With the 10-Year Memorial circus of September 11th now behind us, I’ve been wondering what exactly people were thinking during all those dramatic moments of silence. More this year than ever before, we have been saturated with articles, events, memorials and protests. While each of us struggles to find meaning from that day a decade ago, it’s far too easy to just say ‘enough already’ and turn back to our day jobs and sitcoms until next year. Memories and grief, theories and conspiracies abound. To make everything more complicated, a day that was once an actual tragedy is now constantly hijacked to serve the purpose of whatever politician or commentator has grabbed the microphone to attempt to win favor from our confusion. Perhaps though, as an alternative to the extremes of fighting, fear-mongering or simply trying to forget, we have the opportunity to really move forward from our ‘Day of Remembrance’ – to carry that remembrance back into our everyday lives without the heaviness of mourning or political rhetoric. Perhaps it’s finally time to follow our moments of silence with action and dialogue – action that sets a positive example and dialogue that values speaking and listening. It’s time to act, because any shrink worth their salt will tell you that healing does not happen while we stand in silence.

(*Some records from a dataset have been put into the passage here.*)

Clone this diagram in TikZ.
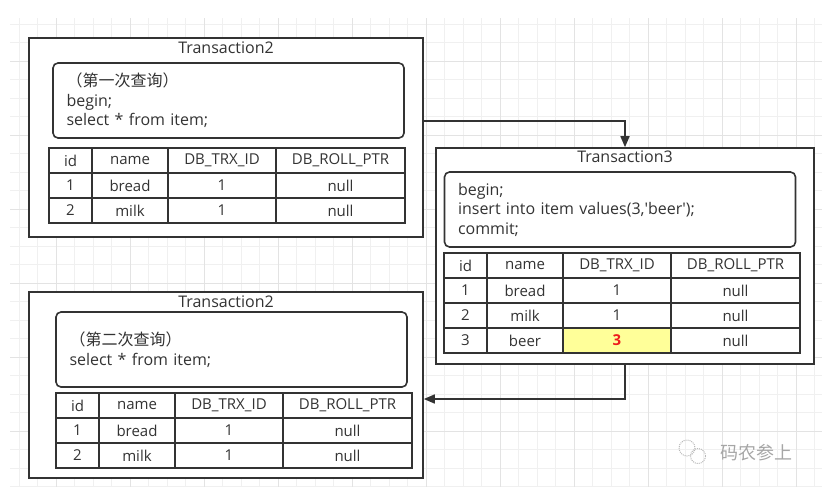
\documentclass[tikz,border=0pt]{standalone}
\usepackage{fontspec}
\setmainfont{Open Sans}
\newfontfamily\cjkfont{Noto Sans CJK SC}
\usepackage{xcolor}
\usetikzlibrary{arrows.meta, positioning}
\definecolor{linec}{HTML}{333333}
\definecolor{textc}{HTML}{333333}
\definecolor{gridminor}{HTML}{F0F0F0}
\definecolor{gridmajor}{HTML}{E3E3E3}
\definecolor{hlcell}{HTML}{FFFF99}
\definecolor{hltext}{HTML}{EE1C1C}

\begin{document}
\begin{tikzpicture}[x=1pt, y=-1pt,
  every node/.style={text=textc, font=\fontsize{16}{19.5}\selectfont},
  trx/.style={draw=linec, fill=white, line width=1.6pt, inner sep=0pt},
  sqlbox/.style={draw=linec, fill=white, line width=1.6pt, rounded corners=5pt,
    minimum height=75pt, text width=324pt, inner xsep=13.5pt, align=left},
  cell/.style={draw=linec, line width=1.6pt, minimum height=25pt, inner sep=0pt, outer sep=0pt,
    font=\fontsize{15}{18}\selectfont},
  colid/.style={cell, minimum width=43pt},
  colname/.style={cell, minimum width=76pt},
  coltrx/.style={cell, minimum width=108pt},
  colptr/.style={cell, minimum width=129pt},
  flow/.style={draw=linec, line width=1.6pt, -{Triangle[length=11pt,width=9pt]}}]
  \useasboundingbox (0,0) rectangle (826,501);

  % background grid
  \foreach \gx in {0,...,43} \draw[gridminor] ({19+18.5*\gx},18) -- ({19+18.5*\gx},487);
  \foreach \gy in {0,...,25} \draw[gridminor] (10,{24+18.5*\gy}) -- (822,{24+18.5*\gy});
  \foreach \gx in {0,...,10} \draw[gridmajor] ({56+74*\gx},18) -- ({56+74*\gx},487);
  \foreach \gy in {0,...,5} \draw[gridmajor] (10,{61+74*\gy}) -- (822,{61+74*\gy});

  % transaction boxes
  \node[trx, minimum width=394pt, minimum height=199pt] (ta) at (226,137.5) {};
  \node[trx, minimum width=378pt, minimum height=216pt] (tc) at (625,256) {};
  \node[trx, minimum width=394pt, minimum height=186pt] (tb) at (226,385) {};
  \node (ta-title) at ([yshift=-11pt]ta.north) {Transaction2};
  \node (tc-title) at ([yshift=-10pt]tc.north) {Transaction3};
  \node (tb-title) at ([yshift=-10pt]tb.north) {Transaction2};

  % statements
  \node[sqlbox] (sqla) at (228.5,100.5) {{\cjkfont （第一次查询）}\\begin;\\select * from item;};
  \node[sqlbox] (sqlc) at (620,209.5) {begin;\\insert into item values(3,\textquotesingle beer\textquotesingle);\\commit;};
  \node[sqlbox] (sqlb) at (231.5,349.5) {{\cjkfont （第二次查询）}\\select * from item;};

  % item tables
  \foreach \t/\ox/\oy in {ta/49/148, tb/56/393, tc/444/253} {
    \foreach \r/\a/\b/\c/\d in {0/id/name/DB\_TRX\_ID/DB\_ROLL\_PTR, 1/1/bread/1/null, 2/2/milk/1/null} {
      \node[colid] (\t-\r-1) at ({\ox+21.5},{\oy+12.5+25*\r}) {\a};
      \node[colname, right=0pt of \t-\r-1] (\t-\r-2) {\b};
      \node[coltrx, right=0pt of \t-\r-2] (\t-\r-3) {\c};
      \node[colptr, right=0pt of \t-\r-3] (\t-\r-4) {\d};
    }
  }
  \node[colid] (tc-3-1) at (465.5,340.5) {3};
  \node[colname, right=0pt of tc-3-1] (tc-3-2) {beer};
  \node[coltrx, fill=hlcell, right=0pt of tc-3-2] (tc-3-3) {\textcolor{hltext}{\bfseries 3}};
  \node[colptr, right=0pt of tc-3-3] (tc-3-4) {null};

  % flow between transactions
  \draw[flow] ([yshift=16.5pt]ta.east) -| (tc.north);
  \draw[flow] (tc.south) |- ([yshift=-14pt]tb.east);

  % watermark
  \draw[gray!55, densely dotted, line width=1pt] (687,448) circle (8);
  \draw[gray!55, densely dotted, line width=1pt] (698,456) circle (7.5);
  \node[text=gray!70, font=\cjkfont\fontsize{18}{18}\selectfont] (mark) at (756,453) {码农参上};
\end{tikzpicture}
\end{document}
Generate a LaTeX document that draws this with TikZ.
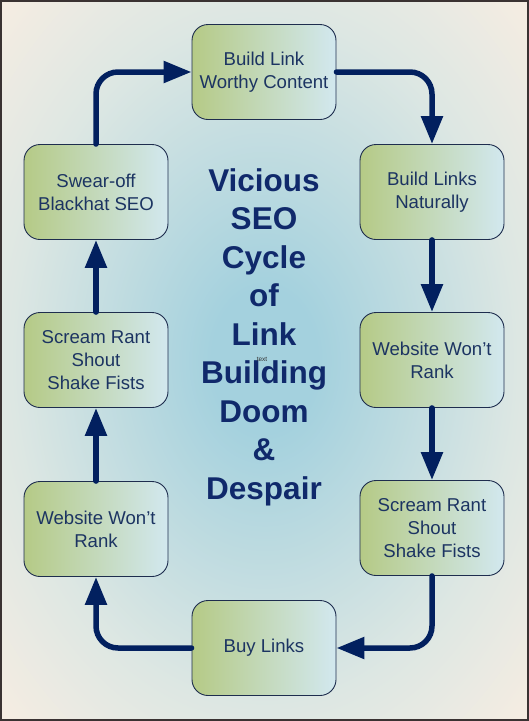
\documentclass[tikz,border=0pt]{standalone}
\usepackage{fontspec}
\setmainfont{Liberation Sans}
\usetikzlibrary{arrows.meta}
\definecolor{bgin}{HTML}{A4D1DE}
\definecolor{bgmid}{HTML}{DDE7E3}
\definecolor{bgout}{HTML}{FCEEE2}
\definecolor{boxL}{HTML}{B5CA86}
\definecolor{boxR}{HTML}{D2E8EF}
\definecolor{boxline}{HTML}{1E2D4E}
\definecolor{boxtext}{HTML}{1C3462}
\definecolor{titletext}{HTML}{10296B}
\definecolor{arrowc}{HTML}{02205F}
\definecolor{frame}{HTML}{3A3232}
\pgfdeclareradialshading{bgshade}{\pgfpoint{0bp}{0bp}}{%
  color(0bp)=(bgin); color(5bp)=(bgin); color(24bp)=(bgmid); color(38bp)=(bgout); color(80bp)=(bgout)}
\tikzset{
  stepbox/.style={draw=boxline, line width=0.9pt, rounded corners=16pt,
    left color=boxL, right color=boxR,
    minimum width=144pt, minimum height=95pt, inner sep=0pt,
    align=center, text=boxtext,
    font=\fontsize{18.6}{23}\selectfont},
  flow/.style={draw=arrowc, line width=5.5pt, line cap=round, rounded corners=22pt,
    -{Triangle[length=28pt,width=21pt]}},
}
\begin{document}
\begin{tikzpicture}[x=1pt,y=-1pt]
\useasboundingbox (0,0) rectangle (529,721);
\shade[shading=bgshade] (0,0) rectangle (529,721);
\draw[frame, line width=2pt] (1,1) rectangle (527.5,719.5);

\node[stepbox] (n1) at (264,72) {Build Link\\Worthy Content};
\node[stepbox] (n2) at (432,192) {Build Links\\Naturally};
\node[stepbox] (n3) at (432,360) {Website Won’t\\Rank};
\node[stepbox] (n4) at (432,528) {Scream Rant\\Shout\\Shake Fists};
\node[stepbox] (n5) at (264,648) {Buy Links};
\node[stepbox] (n6) at (96,529) {Website Won’t\\Rank};
\node[stepbox] (n7) at (96,360) {Scream Rant\\Shout\\Shake Fists};
\node[stepbox] (n8) at (96,192) {Swear-off\\Blackhat SEO};

\node[align=center, text=titletext, font=\fontsize{31.5}{38.5}\selectfont\bfseries] (title) at (264,337)
  {Vicious\\SEO\\Cycle\\of\\Link\\Building\\Doom\\\&\\Despair};
\node[font=\fontsize{6.5}{7}\selectfont, text=black!80, inner sep=0pt] (lbl) at (262,359) {text};

\draw[flow] (n1.east) -| (n2.north);
\draw[flow] (n2.south) -- (n3.north);
\draw[flow] (n3.south) -- (n4.north);
\draw[flow] (n4.south) |- (n5.east);
\draw[flow] (n5.west) -| (n6.south);
\draw[flow] (n6.north) -- (n7.south);
\draw[flow] (n7.north) -- (n8.south);
\draw[flow] (n8.north) |- (n1.west);
\end{tikzpicture}
\end{document}
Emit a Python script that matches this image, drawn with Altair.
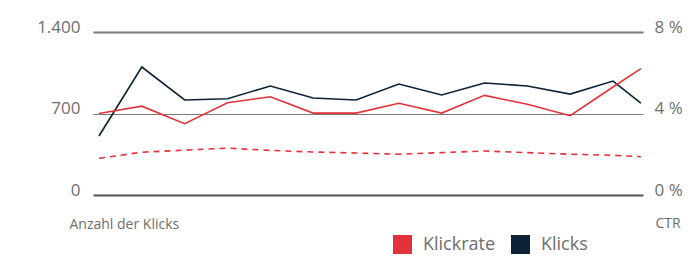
import altair as alt
import pandas as pd

# x positions of data points (last point is a partial period)
periods = [0, 1, 2, 3, 4, 5, 6, 7, 8, 9, 10, 11, 12, 12.65]
klicks = [507, 1099, 816, 827, 936, 833, 816, 953, 859, 962, 936, 867, 979, 790]
klickrate = [4.0, 4.36, 3.5, 4.53, 4.82, 4.02, 4.02, 4.5, 4.02, 4.89, 4.45, 3.89, 5.3, 6.2]
trend = [1.8, 2.1, 2.2, 2.3, 2.19, 2.11, 2.06, 2.0, 2.08, 2.16, 2.08, 2.0, 1.95, 1.88]

left_ticks = [0, 700, 1400]
right_ticks = [0, 4, 8]
series_names = ["Klickrate", "Klicks"]
series_colors = ["#e2323b", "#0d2237"]

FONT = "Open Sans"
GRAY = "#6e6e6e"

df_k = pd.DataFrame({"x": periods, "v": klicks, "series": "Klicks"})
df_r = pd.DataFrame({"x": periods, "v": klickrate, "series": "Klickrate"})
df_t = pd.DataFrame({"x": periods, "v": trend})

xenc = alt.X("x:Q", scale=alt.Scale(domain=[-0.14, 12.7], nice=False, zero=False), axis=None)
color = alt.Color(
    "series:N",
    scale=alt.Scale(domain=series_names, range=series_colors),
    legend=alt.Legend(
        title=None, orient="none", direction="horizontal",
        legendX=300, legendY=203, gridAlign="none",
        symbolType="square", symbolSize=1, symbolStrokeWidth=18, symbolOpacity=1,
        labelFont=FONT, labelFontSize=18, labelColor=GRAY, labelOffset=11,
        columnPadding=-12,
    ),
)

left = alt.Chart(df_k).mark_line(strokeWidth=1.6).encode(
    x=xenc,
    y=alt.Y(
        "v:Q",
        scale=alt.Scale(domain=[0, 1400], nice=False),
        axis=alt.Axis(
            orient="left", values=left_ticks, domain=False, ticks=False,
            grid=True,
            gridColor={"condition": {"test": "datum.value === 0", "value": "#555555"}, "value": "#7a7a7a"},
            gridWidth={"condition": {"test": "datum.value === 700", "value": 1}, "value": 2},
            labelExpr="replace(format(datum.value, ','), ',', '.')",
            labelFont=FONT, labelFontSize=17, labelColor=GRAY, labelPadding=13,
            labelBaseline="alphabetic",
            title="Anzahl der Klicks", titleAngle=0, titleAlign="left", titleBaseline="alphabetic",
            titleX=-24, titleY=196, titleFont=FONT, titleFontSize=14, titleFontWeight="normal",
            titleColor=GRAY,
        ),
    ),
    color=color,
)

right_line = alt.Chart(df_r).mark_line(strokeWidth=1.6).encode(
    x=xenc,
    y=alt.Y(
        "v:Q",
        scale=alt.Scale(domain=[0, 8], nice=False),
        axis=alt.Axis(
            orient="right", values=right_ticks, domain=False, ticks=False, grid=False,
            labelExpr="datum.value + ' %'",
            labelFont=FONT, labelFontSize=17, labelColor=GRAY, labelPadding=11,
            labelBaseline="alphabetic",
            title="CTR", titleAngle=0, titleAlign="left", titleBaseline="alphabetic",
            titleX=12, titleY=195, titleFont=FONT, titleFontSize=14, titleFontWeight="normal",
            titleColor=GRAY,
        ),
    ),
    color=color,
)

right_trend = alt.Chart(df_t).mark_line(strokeWidth=1.6, strokeDash=[6, 5]).encode(
    x=xenc,
    y=alt.Y("v:Q", scale=alt.Scale(domain=[0, 8], nice=False)),
    color=alt.value("#e2323b"),
)

right = alt.layer(right_line, right_trend)

chart = alt.layer(left, right).resolve_scale(y="independent").properties(
    width=550, height=163,
    autosize=alt.AutoSizeParams(type="none"),
    padding={"left": 85, "top": 24, "right": 39, "bottom": 59},
).configure_view(stroke=None)

chart.save("out.html", embed_options={"renderer": "svg", "actions": False})
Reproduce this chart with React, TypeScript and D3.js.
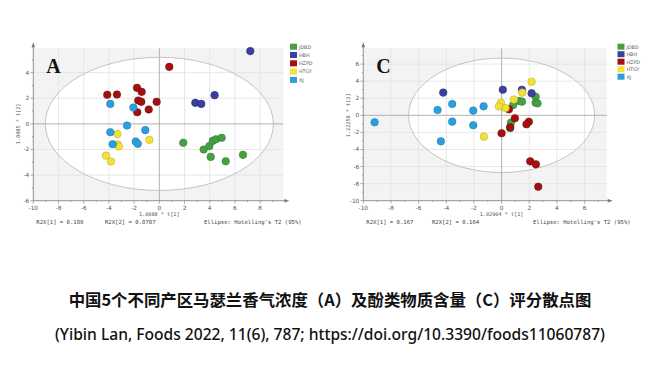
import React from "react";
import * as d3 from "d3";

const groups = ["JDBD", "HBH", "HZPD", "HTGY", "XJ"];
const groupColors = ["#45a043", "#3b3f9f", "#a3100f", "#f2e235", "#2a9fdc"];
const groupStrokes = ["#2f7a2d", "#272a75", "#6e0a0a", "#b8a820", "#1b78a8"];

// Panel A scores [t1, t2]
const aJDBD: [number, number][] = [[1.9, -1.48], [3.52, -2.0], [3.97, -1.74], [4.24, -1.33], [4.5, -1.2], [4.95, -1.09], [4.08, -2.58], [5.27, -2.92], [6.64, -2.42]];
const aHBH: [number, number][] = [[7.22, 5.68], [4.39, 2.24], [2.86, 1.64], [3.33, 1.56]];
const aHZPD: [number, number][] = [[0.79, 4.45], [-4.13, 2.27], [-3.36, 2.29], [-1.77, 2.81], [-1.4, 2.5], [-1.67, 1.82], [-1.43, 1.72], [-0.21, 1.72], [-0.84, 1.12], [-1.75, 0.91]];
const aHTGY: [number, number][] = [[-3.33, -0.8], [-0.79, -1.25], [-3.3, -1.62], [-3.2, -1.77], [-4.23, -2.48], [-3.83, -2.94]];
const aXJ: [number, number][] = [[-3.89, 1.56], [-2.06, 1.27], [-2.56, -0.13], [-1.11, -0.49], [-3.89, -0.65], [-3.7, -1.59], [-1.87, -1.38], [-1.71, -1.56]];

// Panel C scores [t1, t2]
const cJDBD: [number, number][] = [[2.46, 2.18], [1.27, 1.67], [1.47, 1.6], [2.46, 1.48], [2.6, 1.4], [0.84, 1.2], [0.67, -0.86], [0.62, -1.5]];
const cHBH: [number, number][] = [[-4.22, 2.66], [0.09, 3.0], [1.47, 3.0], [2.17, 2.58]];
const cHZPD: [number, number][] = [[0.53, 0.7], [0.96, -0.35], [1.97, -0.75], [1.8, -1.05], [0.62, -1.4], [0.0, -2.1], [2.07, -5.39], [2.48, -5.74], [2.65, -8.36]];
const cHTGY: [number, number][] = [[2.17, 3.94], [1.49, 2.66], [0.89, 1.85], [-0.05, 1.48], [-0.2, 1.05], [0.29, 0.85], [-1.28, -2.5]];
const cXJ: [number, number][] = [[-9.18, -0.82], [-4.39, -3.05], [-4.63, 0.63], [-3.57, 1.33], [-3.57, -0.74], [-2.05, 0.55], [-2.05, -1.17], [-1.3, 1.05]];

const aXTicks = [-10, -8, -6, -4, -2, 0, 2, 4, 6, 8];
const aYTicks = [-6, -4, -2, 0, 2, 4];
const cXTicks = [-10, -8, -6, -4, -2, 0, 2, 4, 6];
const cYTicks = [-10, -8, -6, -4, -2, 0, 2, 4, 6];

const title = "中国5个不同产区马瑟兰香气浓度（A）及酚类物质含量（C）评分散点图";
const citation = "(Yibin Lan, Foods 2022, 11(6), 787; https://doi.org/10.3390/foods11060787)";

type PanelProps = {
  letter: string;
  series: [number, number][][];
  xDomain: [number, number];
  yDomain: [number, number];
  xRange: [number, number];
  yRange: [number, number];
  xTicks: number[];
  yTicks: number[];
  ellipse: [number, number];
  xLabel: string;
  yLabel: string;
  r2x1: string;
  r2x2: string;
  r2x2X: number;
  ellX: number;
  legendX: number;
  legendY: number;
  legendStep: number;
};

function Panel(p: PanelProps) {
  const x = d3.scaleLinear().domain(p.xDomain).range(p.xRange);
  const y = d3.scaleLinear().domain(p.yDomain).range(p.yRange);
  const [x0, x1] = p.xRange;
  const [yb, yt] = p.yRange;
  const mono = "'DejaVu Sans Mono', monospace";
  const sans = "'DejaVu Sans', sans-serif";
  const minorX: number[] = [];
  for (let v = Math.ceil(p.xDomain[0]); v <= p.xDomain[1]; v++) minorX.push(v);
  const minorY: number[] = [];
  for (let v = Math.ceil(p.yDomain[0]); v <= p.yDomain[1]; v++) minorY.push(v);
  const cx = x(0), cy = y(0);
  const rx = x(p.ellipse[0]) - x(0);
  const ry = y(0) - y(p.ellipse[1]);
  return (
    <g>
      <rect x={x0} y={yt} width={x1 - x0} height={yb - yt} fill="#f3f3f3" />
      <ellipse cx={cx} cy={cy} rx={rx} ry={ry} fill="#ffffff" />
      {p.xTicks.filter((t) => t !== p.xDomain[0] && t !== 0).map((t) => (
        <line key={"gx" + t} x1={x(t)} x2={x(t)} y1={yb} y2={yt} stroke="#e2e2e2" strokeWidth={0.8} />
      ))}
      {p.yTicks.filter((t) => t !== p.yDomain[0] && t !== 0).map((t) => (
        <line key={"gy" + t} x1={x0} x2={x1} y1={y(t)} y2={y(t)} stroke="#e2e2e2" strokeWidth={0.8} />
      ))}
      <line x1={x(0)} x2={x(0)} y1={yb} y2={yt} stroke="#a8a8a8" strokeWidth={0.9} />
      <line x1={x0} x2={x1} y1={y(0)} y2={y(0)} stroke="#a8a8a8" strokeWidth={0.9} />
      <ellipse cx={cx} cy={cy} rx={rx} ry={ry} fill="none" stroke="#bdbdbd" strokeWidth={0.9} />
      <line x1={x0} x2={x1 + 3} y1={yb} y2={yb} stroke="#777" strokeWidth={0.8} />
      <line x1={x0} x2={x0} y1={yb} y2={yt - 3} stroke="#777" strokeWidth={0.8} />
      <path d={`M${x1 + 6},${yb} L${x1 + 1},${yb - 1.8} L${x1 + 1},${yb + 1.8} Z`} fill="#777" />
      <path d={`M${x0},${yt - 6} L${x0 - 1.8},${yt - 1} L${x0 + 1.8},${yt - 1} Z`} fill="#777" />
      {minorX.map((t) => (
        <line key={"mx" + t} x1={x(t)} x2={x(t)} y1={yb} y2={yb + (p.xTicks.includes(t) ? 3 : 1.5)} stroke="#777" strokeWidth={0.6} />
      ))}
      {minorY.map((t) => (
        <line key={"my" + t} x1={x0} x2={x0 - (p.yTicks.includes(t) ? 3 : 1.5)} y1={y(t)} y2={y(t)} stroke="#777" strokeWidth={0.6} />
      ))}
      {p.xTicks.map((t) => (
        <text key={"tx" + t} x={x(t)} y={yb + 9} fontSize={5.8} fill="#555" textAnchor="middle" fontFamily={sans}>{t}</text>
      ))}
      {p.yTicks.map((t) => (
        <text key={"ty" + t} x={x0 - 4} y={y(t) + 2} fontSize={5.8} fill="#555" textAnchor="end" fontFamily={sans}>{t}</text>
      ))}
      <text x={x(0)} y={yb + 15} fontSize={5.2} fill="#555" textAnchor="middle" fontFamily={mono}>{p.xLabel}</text>
      <text transform={`translate(${x0 - 13},${y(0)}) rotate(-90)`} fontSize={5.2} fill="#555" textAnchor="middle" fontFamily={mono}>{p.yLabel}</text>
      <text x={x0 + 3} y={yb + 23} fontSize={5.6} fill="#444" fontFamily={mono}>{p.r2x1}</text>
      <text x={p.r2x2X} y={yb + 23} fontSize={5.6} fill="#444" fontFamily={mono}>{p.r2x2}</text>
      <text x={p.ellX} y={yb + 23} fontSize={5.6} fill="#444" fontFamily={mono}>Ellipse: Hotelling's T2 (95%)</text>
      <text x={x0 + 13} y={yt + 25} fontSize={20} fontWeight="bold" fontFamily="'Liberation Serif', 'DejaVu Serif', serif" fill="#111">{p.letter}</text>
      {p.series.map((pts, gi) =>
        pts.map((d, i) => (
          <circle key={gi + "-" + i} cx={x(d[0])} cy={y(d[1])} r={3.8} fill={groupColors[gi]} stroke={groupStrokes[gi]} strokeWidth={0.5} />
        ))
      )}
      {groups.map((g, i) => (
        <g key={g}>
          <rect x={p.legendX} y={p.legendY + i * p.legendStep - 3} width={7} height={6} fill={groupColors[i]} />
          <text x={p.legendX + 9} y={p.legendY + i * p.legendStep + 1.8} fontSize={4.8} fill="#555" fontFamily={sans}>{g}</text>
        </g>
      ))}
    </g>
  );
}

export default function App() {
  return (
    <svg width={660} height={383} style={{ position: "absolute", left: 0, top: 0, background: "#fff" }}>
      <rect width={660} height={383} fill="#fff" />
      <Panel
        letter="A"
        series={[aJDBD, aHBH, aHZPD, aHTGY, aXJ]}
        xDomain={[-10, 9.84]}
        yDomain={[-6, 5.9]}
        xRange={[33.3, 283.3]}
        yRange={[200.7, 48.3]}
        xTicks={aXTicks}
        yTicks={aYTicks}
        ellipse={[9.05, 5.2]}
        xLabel="1.0088 * t[1]"
        yLabel="1.0085 * t[2]"
        r2x1="R2X[1] = 0.189"
        r2x2="R2X[2] = 0.0707"
        r2x2X={105}
        ellX={204}
        legendX={290}
        legendY={46.7}
        legendStep={8.3}
      />
      <Panel
        letter="C"
        series={[cJDBD, cHBH, cHZPD, cHTGY, cXJ]}
        xDomain={[-10, 7.6]}
        yDomain={[-10, 7.85]}
        xRange={[363.3, 606.7]}
        yRange={[200.7, 48.3]}
        xTicks={cXTicks}
        yTicks={cYTicks}
        ellipse={[6.73, 6.7]}
        xLabel="1.02904 * t[1]"
        yLabel="1.22259 * t[2]"
        r2x1="R2X[1] = 0.167"
        r2x2="R2X[2] = 0.164"
        r2x2X={432}
        ellX={533}
        legendX={617.5}
        legendY={46.7}
        legendStep={7.5}
      />
      <text x={330} y={306} textAnchor="middle" fontSize={16.4} fontWeight="bold" fontFamily="'Noto Sans CJK SC', sans-serif" fill="#111">{title}</text>
      <text x={330} y={340} textAnchor="middle" fontSize={16.5} fontWeight={500} fontFamily="'Noto Sans', 'Open Sans', sans-serif" fill="#111" textLength={550} lengthAdjust="spacingAndGlyphs">{citation}</text>
    </svg>
  );
}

The word itself – remembrance – has enjoyed a substantial amount of celebrity over the last few years as the politically correct buzz word for 9/11. It’s the inevitable result of our promise to “Never Forget.” In a time when there’s little we can agree on, everyone agrees that we should remember. As a civilian 1st Responder, forgetting’s not really an option. But aside from reading names and ringing bells, I’m afraid that the idea of remembrance has become a band aid of silence over the wounded dialogue we’ve been trying to have for a decade. After all, we can’t argue if we’re not talking. There are many who prefer the idea of quiet remembrance because dialogues surrounding 9/11 are so often scarred with racism and anger – fueled by grief and frustration. So what is this remembrance really? Is it closing our eyes and picturing the planes crashing into each tower? Is it attempting, in our silence, to picture the unimaginable horror? The scope of lives lost? The bottomless grief of those left behind so suddenly? Perhaps even some reflection on the extraordinary acts of kindness and heroism that took place that day? All of those things are a good place to start. But it really is only the beginning. Our dialogue needs to be more than the sum total of our memories and stories – more than the collective acknowledgement of our grief. Remembrance is important, and it’s much more than just postponing our anger – it’s actually an alternative to it.
In the four months I spent working in and around Ground Zero, I learned some extraordinary things. But if there is only one postcard I could send you from ‘the pile’, let it be this. In all of that devastation, around the layers of death and debris, there were moments of joy. There was laughter. There was hope. And none of those things – not then and not now – were disrespectful to the dead. When there is death and fear and loss everywhere around you, a smile is a miracle – and we needed miracles. At any given moment, each of us struggled to hold ourselves together so that we could continue to work. We created – both from our actions and from sheer force of will – an undeniable and unbreakable positive energy. Through our own collective action – several thousand acts of kindness, selflessness and courage – we built something to oppose that devastation. And what we built – what we were able to do – was beautiful. There was a God on that pile that transcended any one religion. It was a kind of divinity that was created by those who witnessed it – defined by the work itself. It was powerful stuff. We sometimes get stuck in thinking that the positive and negative are mutually exclusive. That we must only be sad. That laughing on September 11th is disrespectful to those we lost. But, in fact, the opposite is true. Because in the end, we honor our dead not with sadness, but with the things that make us strong. It was the love, joy and laughter on the pile that saved us. Death is honored by fully living. If you want to see good in the world, do something good.
I submit to you that remembrance is more than just passive meditation. It is memory coupled with the action that those memories inspire. And my memories – as visceral and haunting as they may sometimes be – inspire me to work actively to create more good. I cannot imagine that when presented with a choice, anyone would choose a lesson of hate, destruction and vengeance over one of courage, love, and positive action, but sometimes that appears to be what we have done. Demonizing an unfamiliar religion will not prevent more death. It will not explain the evil of this world but rather will complicate and contribute to it. There is no excuse for such bigotry…not even grief. I respect grief in others. I know we each must find our own path to healing. But I do not respect the hatred that comes from that grief. So perhaps my lesson is simple, but I assure you it is not naive. I know the smell of death and the scope of sacrifice. I’ve heard countless other rescue and relief workers say the same thing. If you want to honor the memory of 9/11, go home and hug your kids. Call your mom. Celebrate your life by being of service to the world. Laugh – because laughing in the face of despair is courageous.
Do you remember September 12th and the days that followed? When we were all nice to each other? Remembrance is not fuel for vengeance, it is an active tribute to our resilience and love.